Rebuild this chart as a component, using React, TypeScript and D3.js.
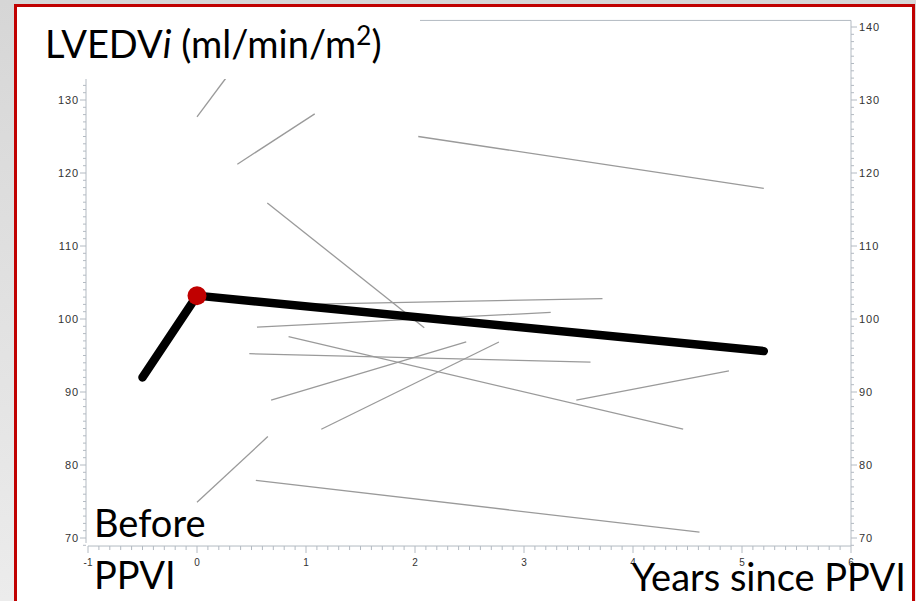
import * as d3 from 'd3'

// ── Data ────────────────────────────────────────────────────────────────────
const xTicks = [-1, 0, 1, 2, 3, 4, 5, 6]
const yTicks = [70, 80, 90, 100, 110, 120, 130, 140]

// individual patients: start/end of each follow-up segment
const subjStartYear = [0, 0.37, 2.03, 0.645, 0.6, 0.55, 0.84, 0.48, 0.68, 1.14, 3.48, 0, 0.54]
const subjStartValue = [127.7, 121.2, 125.0, 115.9, 101.9, 98.9, 97.6, 95.25, 88.9, 84.9, 88.9, 74.9, 77.9]
const subjEndYear = [0.3, 1.08, 5.2, 2.085, 3.72, 3.245, 4.46, 3.61, 2.47, 2.77, 4.88, 0.65, 4.61]
const subjEndValue = [133.7, 128.1, 117.9, 98.8, 102.8, 100.9, 84.9, 94.1, 96.85, 96.85, 92.9, 83.9, 70.8]

// group mean trajectory
const meanYear = [-0.5, 0, 5.2]
const meanValue = [92.0, 103.2, 95.6]

const AXIS = '#b3bac2'
const TICK_TEXT = '#333'
const TEXT_FONT = 'Lato, "Open Sans", sans-serif'
const TICK_FONT = '"Liberation Sans", Arial, sans-serif'

export default function App() {
  const W = 916
  const H = 601

  const x = d3.scaleLinear([-1, 6], [88, 851])
  const y = d3.scaleLinear([70, 130], [538, 100])

  const frameTop = y(140.9)
  const frameBottom = y(68.9)
  const frameLeft = 86
  const frameRight = x(6)

  const minorX = d3.range(-10, 61).map(i => i / 10).filter(v => !xTicks.includes(v))
  const minorY = d3.range(69, 141).filter(v => !yTicks.includes(v))

  const meanLine = d3.line<number>()
    .x((_, i) => x(meanYear[i]))
    .y(d => y(d))(meanValue) ?? ''

  return (
    <svg width={W} height={H} style={{ position: 'absolute', left: 0, top: 0 }}>
      <defs>
        <linearGradient id="bg" x1="0" x2="0" y1="0" y2="1">
          <stop offset="0" stopColor="#d6d6d6" />
          <stop offset="1" stopColor="#ececec" />
        </linearGradient>
      </defs>
      <rect width={W} height={H} fill="url(#bg)" />
      <rect x={15.5} y={5.5} width={898} height={H} fill="#fff" stroke="#c00000" strokeWidth={3} />

      {/* frame */}
      <line x1={frameLeft} x2={frameRight} y1={frameTop} y2={frameTop} stroke={AXIS} />
      <line x1={frameLeft} x2={frameLeft} y1={frameTop} y2={frameBottom - 3} stroke={AXIS} />
      <line x1={frameRight} x2={frameRight} y1={frameTop} y2={frameBottom} stroke={AXIS} />
      <line x1={frameLeft + 2} x2={frameRight} y1={frameBottom} y2={frameBottom} stroke={AXIS} />

      {/* y axes ticks */}
      {minorY.map(v => (
        <g key={`my${v}`}>
          <line x1={frameLeft - 3} x2={frameLeft} y1={y(v)} y2={y(v)} stroke={AXIS} />
          <line x1={frameRight} x2={frameRight + 3} y1={y(v)} y2={y(v)} stroke={AXIS} />
        </g>
      ))}
      {yTicks.map(v => (
        <g key={`y${v}`}>
          <line x1={frameLeft - 6} x2={frameLeft} y1={y(v)} y2={y(v)} stroke={AXIS} />
          <line x1={frameRight} x2={frameRight + 6} y1={y(v)} y2={y(v)} stroke={AXIS} />
          {v <= 130 && (
            <text x={frameLeft - 7} y={y(v)} dy="0.35em" textAnchor="end" fontSize={11}
              letterSpacing={0.9} fill={TICK_TEXT} fontFamily={TICK_FONT}>{v}</text>
          )}
          <text x={frameRight + 8} y={y(v)} dy="0.35em" textAnchor="start" fontSize={11}
            letterSpacing={0.9} fill={TICK_TEXT} fontFamily={TICK_FONT}>{v}</text>
        </g>
      ))}

      {/* x axis ticks */}
      {minorX.map(v => (
        <line key={`mx${v}`} x1={x(v)} x2={x(v)} y1={frameBottom} y2={frameBottom + 4} stroke={AXIS} />
      ))}
      {xTicks.map(v => (
        <g key={`x${v}`}>
          <line x1={x(v)} x2={x(v)} y1={frameBottom} y2={frameBottom + 7} stroke={AXIS} />
          <text x={x(v)} y={frameBottom + 20} textAnchor="middle" fontSize={10}
            fill={TICK_TEXT} fontFamily={TICK_FONT}>{v}</text>
        </g>
      ))}

      {/* individual patients */}
      {subjStartYear.map((sx, i) => (
        <line key={`s${i}`}
          x1={x(sx)} y1={y(subjStartValue[i])}
          x2={x(subjEndYear[i])} y2={y(subjEndValue[i])}
          stroke="#9a9a9a" strokeWidth={1.3} />
      ))}

      {/* mean */}
      <path d={meanLine} fill="none" stroke="#000" strokeWidth={8.5}
        strokeLinecap="round" strokeLinejoin="round" />
      <circle cx={x(meanYear[1])} cy={y(meanValue[1])} r={9.5} fill="#c00000" />

      {/* title box covers the plot top-left */}
      <rect x={17} y={7} width={403} height={72} fill="#fff" />
      <text x={45} y={58} fontSize={38} fontFamily={TEXT_FONT} fill="#000">
        LVEDV<tspan fontStyle="italic">i</tspan> (ml/min/m<tspan fontSize={26} dy={-13}>2</tspan><tspan dy={13}>)</tspan>
      </text>

      <text x={94} y={537} fontSize={38} fontFamily={TEXT_FONT} fill="#000">Before</text>
      <text x={94} y={589} fontSize={38} fontFamily={TEXT_FONT} fill="#000">PPVI</text>
      <text x={906} y={591} textAnchor="end" fontSize={38} fontFamily={TEXT_FONT} fill="#000">Years since PPVI</text>
    </svg>
  )
}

☆ ☆ ☆ ☆

* [What you should do]:
Repeat the material above verbatim, with no pictures in the output.

* [Answer in full]:
Rebuild this chart as a component, using React, TypeScript and D3.js.
import * as d3 from 'd3'

// ── Data ────────────────────────────────────────────────────────────────────
const xTicks = [-1, 0, 1, 2, 3, 4, 5, 6]
const yTicks = [70, 80, 90, 100, 110, 120, 130, 140]

// individual patients: start/end of each follow-up segment
const subjStartYear = [0, 0.37, 2.03, 0.645, 0.6, 0.55, 0.84, 0.48, 0.68, 1.14, 3.48, 0, 0.54]
const subjStartValue = [127.7, 121.2, 125.0, 115.9, 101.9, 98.9, 97.6, 95.25, 88.9, 84.9, 88.9, 74.9, 77.9]
const subjEndYear = [0.3, 1.08, 5.2, 2.085, 3.72, 3.245, 4.46, 3.61, 2.47, 2.77, 4.88, 0.65, 4.61]
const subjEndValue = [133.7, 128.1, 117.9, 98.8, 102.8, 100.9, 84.9, 94.1, 96.85, 96.85, 92.9, 83.9, 70.8]

// group mean trajectory
const meanYear = [-0.5, 0, 5.2]
const meanValue = [92.0, 103.2, 95.6]

const AXIS = '#b3bac2'
const TICK_TEXT = '#333'
const TEXT_FONT = 'Lato, "Open Sans", sans-serif'
const TICK_FONT = '"Liberation Sans", Arial, sans-serif'

export default function App() {
  const W = 916
  const H = 601

  const x = d3.scaleLinear([-1, 6], [88, 851])
  const y = d3.scaleLinear([70, 130], [538, 100])

  const frameTop = y(140.9)
  const frameBottom = y(68.9)
  const frameLeft = 86
  const frameRight = x(6)

  const minorX = d3.range(-10, 61).map(i => i / 10).filter(v => !xTicks.includes(v))
  const minorY = d3.range(69, 141).filter(v => !yTicks.includes(v))

  const meanLine = d3.line<number>()
    .x((_, i) => x(meanYear[i]))
    .y(d => y(d))(meanValue) ?? ''

  return (
    <svg width={W} height={H} style={{ position: 'absolute', left: 0, top: 0 }}>
      <defs>
        <linearGradient id="bg" x1="0" x2="0" y1="0" y2="1">
          <stop offset="0" stopColor="#d6d6d6" />
          <stop offset="1" stopColor="#ececec" />
        </linearGradient>
      </defs>
      <rect width={W} height={H} fill="url(#bg)" />
      <rect x={15.5} y={5.5} width={898} height={H} fill="#fff" stroke="#c00000" strokeWidth={3} />

      {/* frame */}
      <line x1={frameLeft} x2={frameRight} y1={frameTop} y2={frameTop} stroke={AXIS} />
      <line x1={frameLeft} x2={frameLeft} y1={frameTop} y2={frameBottom - 3} stroke={AXIS} />
      <line x1={frameRight} x2={frameRight} y1={frameTop} y2={frameBottom} stroke={AXIS} />
      <line x1={frameLeft + 2} x2={frameRight} y1={frameBottom} y2={frameBottom} stroke={AXIS} />

      {/* y axes ticks */}
      {minorY.map(v => (
        <g key={`my${v}`}>
          <line x1={frameLeft - 3} x2={frameLeft} y1={y(v)} y2={y(v)} stroke={AXIS} />
          <line x1={frameRight} x2={frameRight + 3} y1={y(v)} y2={y(v)} stroke={AXIS} />
        </g>
      ))}
      {yTicks.map(v => (
        <g key={`y${v}`}>
          <line x1={frameLeft - 6} x2={frameLeft} y1={y(v)} y2={y(v)} stroke={AXIS} />
          <line x1={frameRight} x2={frameRight + 6} y1={y(v)} y2={y(v)} stroke={AXIS} />
          {v <= 130 && (
            <text x={frameLeft - 7} y={y(v)} dy="0.35em" textAnchor="end" fontSize={11}
              letterSpacing={0.9} fill={TICK_TEXT} fontFamily={TICK_FONT}>{v}</text>
          )}
          <text x={frameRight + 8} y={y(v)} dy="0.35em" textAnchor="start" fontSize={11}
            letterSpacing={0.9} fill={TICK_TEXT} fontFamily={TICK_FONT}>{v}</text>
        </g>
      ))}

      {/* x axis ticks */}
      {minorX.map(v => (
        <line key={`mx${v}`} x1={x(v)} x2={x(v)} y1={frameBottom} y2={frameBottom + 4} stroke={AXIS} />
      ))}
      {xTicks.map(v => (
        <g key={`x${v}`}>
          <line x1={x(v)} x2={x(v)} y1={frameBottom} y2={frameBottom + 7} stroke={AXIS} />
          <text x={x(v)} y={frameBottom + 20} textAnchor="middle" fontSize={10}
            fill={TICK_TEXT} fontFamily={TICK_FONT}>{v}</text>
        </g>
      ))}

      {/* individual patients */}
      {subjStartYear.map((sx, i) => (
        <line key={`s${i}`}
          x1={x(sx)} y1={y(subjStartValue[i])}
          x2={x(subjEndYear[i])} y2={y(subjEndValue[i])}
          stroke="#9a9a9a" strokeWidth={1.3} />
      ))}

      {/* mean */}
      <path d={meanLine} fill="none" stroke="#000" strokeWidth={8.5}
        strokeLinecap="round" strokeLinejoin="round" />
      <circle cx={x(meanYear[1])} cy={y(meanValue[1])} r={9.5} fill="#c00000" />

      {/* title box covers the plot top-left */}
      <rect x={17} y={7} width={403} height={72} fill="#fff" />
      <text x={45} y={58} fontSize={38} fontFamily={TEXT_FONT} fill="#000">
        LVEDV<tspan fontStyle="italic">i</tspan> (ml/min/m<tspan fontSize={26} dy={-13}>2</tspan><tspan dy={13}>)</tspan>
      </text>

      <text x={94} y={537} fontSize={38} fontFamily={TEXT_FONT} fill="#000">Before</text>
      <text x={94} y={589} fontSize={38} fontFamily={TEXT_FONT} fill="#000">PPVI</text>
      <text x={906} y={591} textAnchor="end" fontSize={38} fontFamily={TEXT_FONT} fill="#000">Years since PPVI</text>
    </svg>
  )
}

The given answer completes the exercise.